We are proud to present the final entry in our series of student-authored blog posts.
It is commonly understood that working in developing communities requires using different techniques. The cultural and economic conditions are vastly different from the developed world. This often renders various technologies and engineering solutions ineffective and even inappropriate. Although these differences are accounted for by development professionals, the delivery of engineering information to local communities is still often overlooked.
Construction in developing communities faces many challenges not present in developed countries. For instance, low literacy rates are common. This becomes an issue for NGOs using participatory development methods and utilizing local labor to help install their projects. Even the formal construction industries in developing countries face a severe lack of training. The low skill level requirements for entry into the construction industry coupled with informal hiring practices results in an uneducated work force. Additionally, managers tend to over value experience and neglect formal training processes.
Despite this state of affairs, the delivery of engineering information to workers has remained static. To be effective, information needs to be communicated using a vocabulary that is understandable by its recipients. Standard engineering instructions, however, consist of drawings and writings on printed paper. It is not uncommon for the information needed to assemble one portion of a structure to be found on multiple pages. The worker is thus required to read all pertinent pages and mentally put the information together. These documents are not easily interpreted by workers who are often illiterate and untrained.
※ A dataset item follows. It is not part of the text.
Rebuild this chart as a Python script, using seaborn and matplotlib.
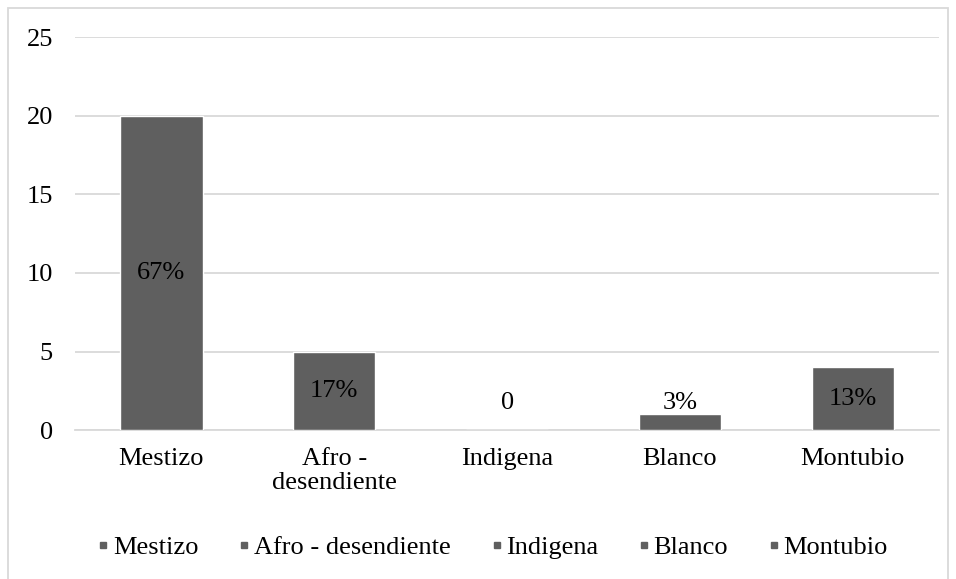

3D printing may provide a solution to presenting engineering information to people in developing societies. These new engineering instructions would be tangible and adaptive. Instead of writings and drawings on paper, physical 3D printed models would be used to describe the proposed structure. 3D printers can be used to print multiple objects, each representing a step in the assembly process, which can be put together and taken apart. Workers can physically see, touch, and manipulate objects to learn and plan each step prior to beginning construction. 3D models also eliminate the need for workers to mentally piece together multiple 2D drawings to understand their work. In addition, 3D printed models can be customized to display parts of the structure or assembly steps in different ways. Designers can take into account cultural and cognitive differences of the people they will be working with to ensure accurate interpretation of the information.
As a new technology, 3D printing is still developing; however, the technology exists to create these models and use them in the field. The ease of use and variety of applications will only increase as this technology is refined. 3D printers themselves as well as the material they use is constantly becoming more affordable. Current commodity 3D printers such as the MakerBot Replicator 2 retail for around $2,000 and the plastic used to print models costs $10 per kilogram (enough to print multiple models). Furthermore, the accuracy and strength of the models being produced is also improving. To be effectively used in the construction industry, models must be able to withstand rugged conditions. This cutting edge technology provides a promising option to provide information that is fitting for actual field conditions on construction projects in developing communities.